С гордо отведенными назад плечами, с убедительным голосом архитектора, под руководством которого строились египетские пирамиды, Олендорф рассказывал со свидетельского места, иногда прерывая свое легко льющееся повествование глотком воды из стакана, как, будучи командиром эйнзатцгруппы D, он со своими подчиненными следовал за немецкими войсками через Бессарабию (Молдавию) и Крымский полуостров, выполняя распоряжения своего вождя и повелителя Адольфа Гитлера по осуществлению геноцида.
Он не испытывал удовольствия от всего этого, объяснял он тоном сознательного родителя, которому пришлось наказать непослушное дитя. Он говорил, что в этом состоял его долг. А затем, разбавив свой голос нотками жалости к себе, замечал: «Ничто не доставляет таких душевных мук, как необходимость расстреливать беззащитное население».
Но его яркий призыв к сочувствию и оправданию оставил глухими уши обвинителей. Во время перекрестного допроса профессор Хит заметил в ответ: «Хуже может быть разве что подвергнуться расстрелу самому». И затем Хит саркастическим тоном закончил: «будучи беззащитным».
Но Олендорфа это, казалось, совершенно не обескуражило.
«Я могу представить и худшее, например умереть от голода!» — произнес он скрипучим голосом.
Хит встал из-за стола обвинителей и подошел к обвиняемому.

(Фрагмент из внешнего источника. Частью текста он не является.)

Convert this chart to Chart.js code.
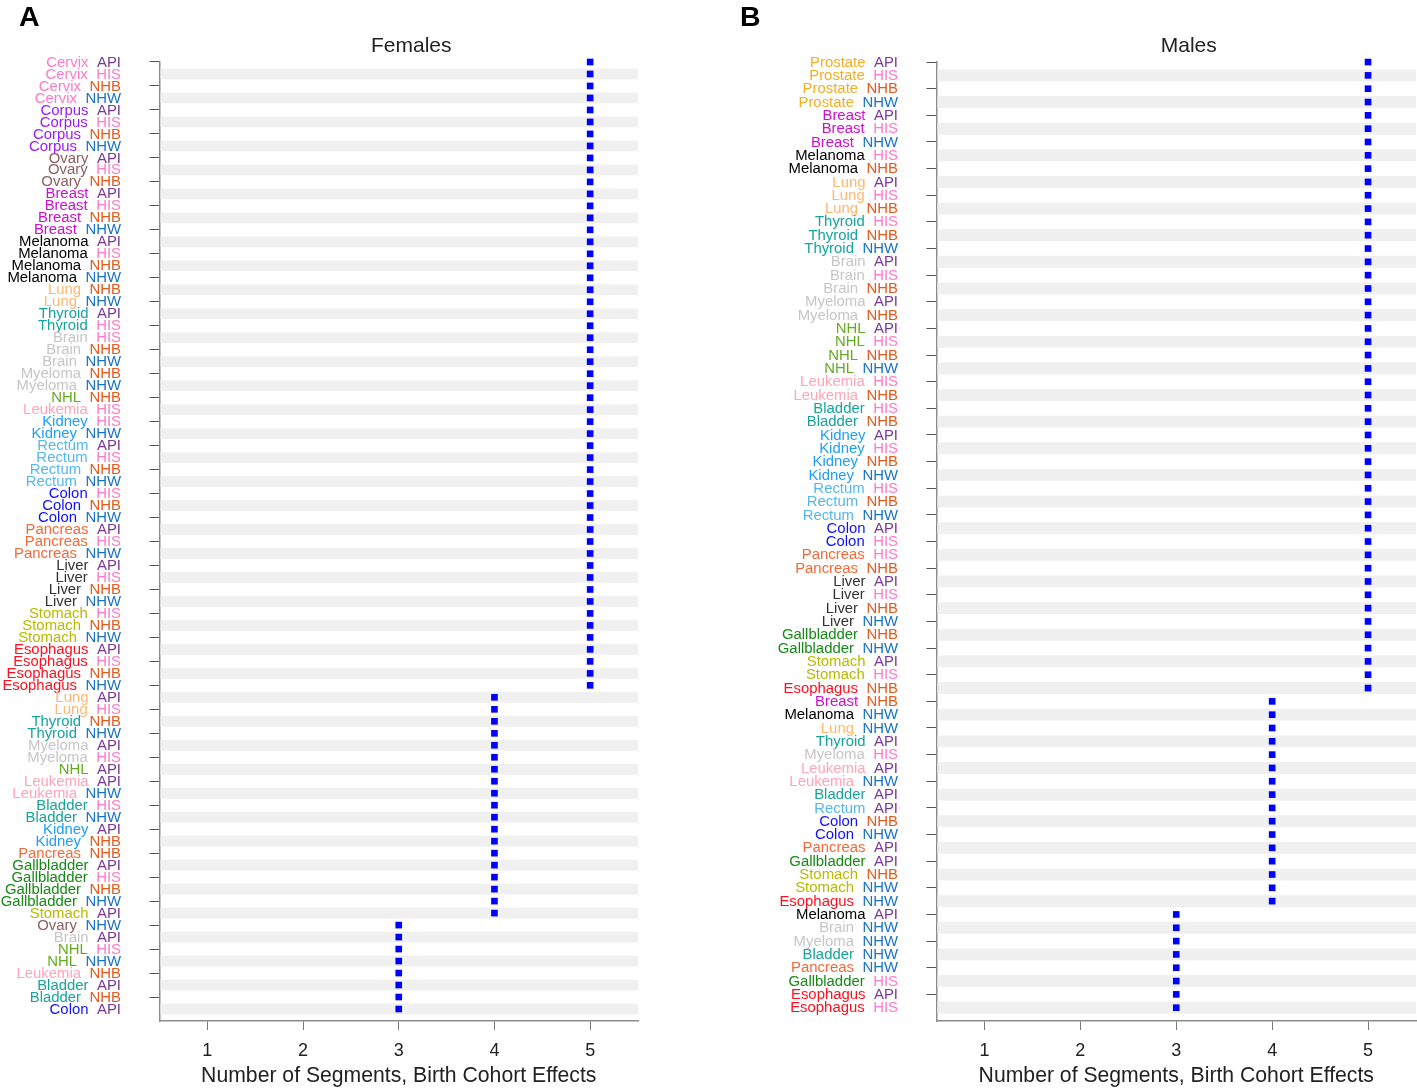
<!DOCTYPE html>
<html>
<head>
<meta charset="utf-8">
<script src="https://cdn.jsdelivr.net/npm/chart.js@4.4.1/dist/chart.umd.min.js"></script>
<style>
  html, body { margin: 0; padding: 0; background: #fff; }
  #wrap { position: relative; width: 1417px; height: 1089px; }
  #femalesChart { position: absolute; left: 0; top: 0; }
  #malesChart { position: absolute; left: 700px; top: 0; }
</style>
</head>
<body>
<div id="wrap">
  <canvas id="femalesChart" width="660" height="1089"></canvas>
  <canvas id="malesChart" width="717" height="1089"></canvas>
</div>
<script>
// Females, top to bottom
const femaleSites = [
  "Cervix", "Cervix", "Cervix", "Cervix", "Corpus", "Corpus", "Corpus", "Corpus",
  "Ovary", "Ovary", "Ovary", "Breast", "Breast", "Breast", "Breast",
  "Melanoma", "Melanoma", "Melanoma", "Melanoma", "Lung", "Lung", "Thyroid", "Thyroid",
  "Brain", "Brain", "Brain", "Myeloma", "Myeloma", "NHL", "Leukemia", "Kidney", "Kidney",
  "Rectum", "Rectum", "Rectum", "Rectum", "Colon", "Colon", "Colon",
  "Pancreas", "Pancreas", "Pancreas", "Liver", "Liver", "Liver", "Liver",
  "Stomach", "Stomach", "Stomach", "Esophagus", "Esophagus", "Esophagus", "Esophagus",
  "Lung", "Lung", "Thyroid", "Thyroid", "Myeloma", "Myeloma", "NHL", "Leukemia", "Leukemia",
  "Bladder", "Bladder", "Kidney", "Kidney", "Pancreas",
  "Gallbladder", "Gallbladder", "Gallbladder", "Gallbladder", "Stomach",
  "Ovary", "Brain", "NHL", "NHL", "Leukemia", "Bladder", "Bladder", "Colon"
];
const femaleRaces = [
  "API", "HIS", "NHB", "NHW", "API", "HIS", "NHB", "NHW",
  "API", "HIS", "NHB", "API", "HIS", "NHB", "NHW",
  "API", "HIS", "NHB", "NHW", "NHB", "NHW", "API", "HIS",
  "HIS", "NHB", "NHW", "NHB", "NHW", "NHB", "HIS", "HIS", "NHW",
  "API", "HIS", "NHB", "NHW", "HIS", "NHB", "NHW",
  "API", "HIS", "NHW", "API", "HIS", "NHB", "NHW",
  "HIS", "NHB", "NHW", "API", "HIS", "NHB", "NHW",
  "API", "HIS", "NHB", "NHW", "API", "HIS", "API", "API", "NHW",
  "HIS", "NHW", "API", "NHB", "NHB",
  "API", "HIS", "NHB", "NHW", "API",
  "NHW", "API", "HIS", "NHW", "NHB", "API", "NHB", "API"
];
const femaleSegments = [
  5, 5, 5, 5, 5, 5, 5, 5,
  5, 5, 5, 5, 5, 5, 5,
  5, 5, 5, 5, 5, 5, 5, 5,
  5, 5, 5, 5, 5, 5, 5, 5, 5,
  5, 5, 5, 5, 5, 5, 5,
  5, 5, 5, 5, 5, 5, 5,
  5, 5, 5, 5, 5, 5, 5,
  4, 4, 4, 4, 4, 4, 4, 4, 4,
  4, 4, 4, 4, 4,
  4, 4, 4, 4, 4,
  3, 3, 3, 3, 3, 3, 3, 3
];

// Males, top to bottom
const maleSites = [
  "Prostate", "Prostate", "Prostate", "Prostate", "Breast", "Breast", "Breast",
  "Melanoma", "Melanoma", "Lung", "Lung", "Lung", "Thyroid", "Thyroid", "Thyroid",
  "Brain", "Brain", "Brain", "Myeloma", "Myeloma", "NHL", "NHL", "NHL", "NHL",
  "Leukemia", "Leukemia", "Bladder", "Bladder", "Kidney", "Kidney", "Kidney", "Kidney",
  "Rectum", "Rectum", "Rectum", "Colon", "Colon", "Pancreas", "Pancreas",
  "Liver", "Liver", "Liver", "Liver", "Gallbladder", "Gallbladder", "Stomach", "Stomach", "Esophagus",
  "Breast", "Melanoma", "Lung", "Thyroid", "Myeloma", "Leukemia", "Leukemia", "Bladder",
  "Rectum", "Colon", "Colon", "Pancreas", "Gallbladder", "Stomach", "Stomach", "Esophagus",
  "Melanoma", "Brain", "Myeloma", "Bladder", "Pancreas", "Gallbladder", "Esophagus", "Esophagus"
];
const maleRaces = [
  "API", "HIS", "NHB", "NHW", "API", "HIS", "NHW",
  "HIS", "NHB", "API", "HIS", "NHB", "HIS", "NHB", "NHW",
  "API", "HIS", "NHB", "API", "NHB", "API", "HIS", "NHB", "NHW",
  "HIS", "NHB", "HIS", "NHB", "API", "HIS", "NHB", "NHW",
  "HIS", "NHB", "NHW", "API", "HIS", "HIS", "NHB",
  "API", "HIS", "NHB", "NHW", "NHB", "NHW", "API", "HIS", "NHB",
  "NHB", "NHW", "NHW", "API", "HIS", "API", "NHW", "API",
  "API", "NHB", "NHW", "API", "API", "NHB", "NHW", "NHW",
  "API", "NHW", "NHW", "NHW", "NHW", "HIS", "API", "HIS"
];
const maleSegments = [
  5, 5, 5, 5, 5, 5, 5,
  5, 5, 5, 5, 5, 5, 5, 5,
  5, 5, 5, 5, 5, 5, 5, 5, 5,
  5, 5, 5, 5, 5, 5, 5, 5,
  5, 5, 5, 5, 5, 5, 5,
  5, 5, 5, 5, 5, 5, 5, 5, 5,
  4, 4, 4, 4, 4, 4, 4, 4,
  4, 4, 4, 4, 4, 4, 4, 4,
  3, 3, 3, 3, 3, 3, 3, 3
];

const xTicks = [1, 2, 3, 4, 5];

const siteColors = {
  Cervix: "#ff7ac8", Corpus: "#9b1cff", Ovary: "#8c5f5f", Breast: "#cc10cc",
  Melanoma: "#000000", Lung: "#ffb870", Thyroid: "#18a3a0", Brain: "#c6c6c6",
  Myeloma: "#c6c6c6", NHL: "#66aa22", Leukemia: "#ffa5b8", Kidney: "#1ea0f5",
  Rectum: "#55b8ea", Colon: "#1010ff", Pancreas: "#f26a3c", Liver: "#333333",
  Stomach: "#b8ba00", Esophagus: "#ff1020", Gallbladder: "#168a16",
  Bladder: "#18a39a", Prostate: "#f2ae25"
};
const raceColors = { API: "#7a3896", HIS: "#ff7ac8", NHB: "#e35a1e", NHW: "#1a72c4" };

const FONT = '"Liberation Sans", Arial, Helvetica, sans-serif';
Chart.defaults.font.family = FONT;
Chart.defaults.color = "#222";

// light grey band behind every second row
const stripes = {
  id: "stripes",
  beforeDatasetsDraw(chart, args, opts) {
    const { ctx, chartArea, scales: { y } } = chart;
    const step = Math.abs(y.getPixelForValue(1) - y.getPixelForValue(0));
    ctx.save();
    ctx.fillStyle = "#f0f0f0";
    for (let i = 1; i < opts.rows; i += 2) {
      const py = y.getPixelForValue(i);
      ctx.fillRect(chartArea.left + 1, py - step * 0.45, chartArea.right - chartArea.left - 1, step * 0.9);
    }
    ctx.restore();
  }
};

// two-colour row labels (site + race), panel title and letter
const rowLabels = {
  id: "rowLabels",
  afterDraw(chart, args, opts) {
    const { ctx, chartArea, scales: { y } } = chart;
    const right = chartArea.left - 38.5;
    ctx.save();
    ctx.font = "14.9px " + FONT;
    ctx.textAlign = "right";
    ctx.textBaseline = "middle";
    opts.sites.forEach((site, i) => {
      const py = y.getPixelForValue(i) + 0.5;
      const race = opts.races[i];
      ctx.fillStyle = raceColors[race];
      ctx.fillText(race, right, py);
      ctx.fillStyle = siteColors[site];
      ctx.fillText(site, right - ctx.measureText(race).width - 8.5, py);
    });

    ctx.font = "21px " + FONT;
    ctx.fillStyle = "#222";
    ctx.textAlign = "center";
    ctx.fillText(opts.title, (chartArea.left + chartArea.right) / 2 + 12.5, 46);

    ctx.font = "bold 28.5px " + FONT;
    ctx.fillStyle = "#000";
    ctx.textAlign = "left";
    ctx.textBaseline = "alphabetic";
    ctx.fillText(opts.letter, opts.letterX, 25.5);
    ctx.restore();
  }
};

function makeChart(id, sites, races, segments, title, letter, letterX, yWidth, rightPad) {
  return new Chart(document.getElementById(id), {
    type: "scatter",
    data: {
      datasets: [{
        data: segments.map((v, i) => ({ x: v, y: i })),
        clip: false,
        pointStyle: "rect",
        pointRadius: 4.7,
        pointBackgroundColor: "#0000ff",
        pointBorderColor: "#0000ff",
        pointBorderWidth: 0
      }]
    },
    options: {
      responsive: false,
      animation: false,
      layout: { autoPadding: false, padding: { top: 61.4, right: rightPad, left: 0, bottom: 0 } },
      plugins: {
        legend: { display: false },
        tooltip: { enabled: false },
        stripes: { rows: sites.length },
        rowLabels: { sites: sites, races: races, title: title, letter: letter, letterX: letterX }
      },
      scales: {
        x: {
          type: "linear",
          min: 0.5,
          max: 5.5,
          afterBuildTicks: (axis) => { axis.ticks = xTicks.map((v) => ({ value: v })); },
          afterFit: (axis) => {
            axis.height = 68;
            axis.paddingLeft = 0;
            axis.paddingRight = 0;
          },
          grid: { drawOnChartArea: false, drawTicks: true, tickLength: 9, tickColor: "#777" },
          border: { color: "#8c8c8c", width: 1.5 },
          ticks: { font: { size: 18 }, color: "#222", padding: 10 },
          title: {
            display: true,
            text: "Number of Segments, Birth Cohort Effects",
            font: { size: 21.2 },
            color: "#222",
            padding: 0
          }
        },
        y: {
          type: "linear",
          reverse: true,
          min: -0.05,
          max: sites.length,
          afterBuildTicks: (axis) => { axis.ticks = sites.map((s, i) => ({ value: i })); },
          afterFit: (axis) => { axis.width = yWidth; },
          grid: { drawOnChartArea: false, drawTicks: true, tickLength: 10, tickColor: "#555" },
          border: { color: "#8c8c8c", width: 1.5 },
          ticks: { callback: () => "" }
        }
      }
    },
    plugins: [stripes, rowLabels]
  });
}

makeChart("femalesChart", femaleSites, femaleRaces, femaleSegments, "Females", "A", 19, 159.5, 22);
makeChart("malesChart", maleSites, maleRaces, maleSegments, "Males", "B", 40, 236.5, 1);
</script>
</body>
</html>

С наушниками на голове он казался еще выше ростом. Олендорф, на голове которого красовался тот же аксессуар, стал еще более внушающей ужас фигурой в том горячем поединке. Переводимый спор через наушники мог тут же услышать каждый из посетителей зала суда. Стороны перестреливались вопросами и ответами со скоростью теннисных мячей, и почти не чувствовалось, что противники кричат друг на друга на разных языках.
Жертвами Олендорфа были в основном евреи, но его люди убивали и цыган.
«На каком основании вы убивали цыган?» — спрашивал прокурор Хит.
«Здесь тот же случай, что и с евреями», — отвечал Олендорф.
Поскольку нацисты провозгласили теорию высшей расы, Хит вложил все свое презрение к этой теории в вопросе из одного-единственного слова: «Кровь?»
Олендорф ответил: «Я могу добавить из своего собственного знания истории Европы, что евреи на протяжении европейских войн регулярно занимались шпионажем в интересах всех сторон».
Хит посмотрел на меня, как бы желая убедиться в том, что аппаратура перевода находится в рабочем состоянии. Ведь он задал вопрос о цыганах, а Олендорф продолжал говорить о евреях. Я указал Олендорфу на то, о чем спрашивал Хит. Сделав рукой жест пренебрежения, Олендорф ответил: «Между евреями и цыганами нет разницы. В те времена в отношении евреев действовали те же порядки. Как я добавил в своем пояснении, из европейской истории известно, что евреи на протяжении всех войн выполняли шпионские задания для обеих воюющих сторон».
Я снова напомнил обвиняемому: «Ну, то, что мы сейчас пытаемся сделать, — это узнать, что вы собираетесь сказать по поводу цыган, но вы постоянно возвращаетесь к вопросу о евреях. Господин Хит спросил про цыган. Говорит ли европейская история что-нибудь об участии цыган в европейской политике и войнах?»
Олендорфу нравилось заглядывать в книги по истории.
«Конкретно о цыганах. Я хотел бы обратить ваше внимание на собрание трудов, посвященных Тридцатилетней войне, авторами которых являются Рикардо, Гук и Шиллер…»
Поскольку тридцатилетняя война велась в 1618–1648 гг., я не мог не вмешаться: «Это слишком далекий пример для того, чтобы оправдать убийства цыган в 1941 г., не так ли?»
То, что, оправдывая свои убийственные злодеяния, он приводит в качестве причины события 300-летней давности, нисколько не смущало бывшего генерала СС.
«Как я пояснил, частично причина принятия тех решений лежала и в событиях тех времен».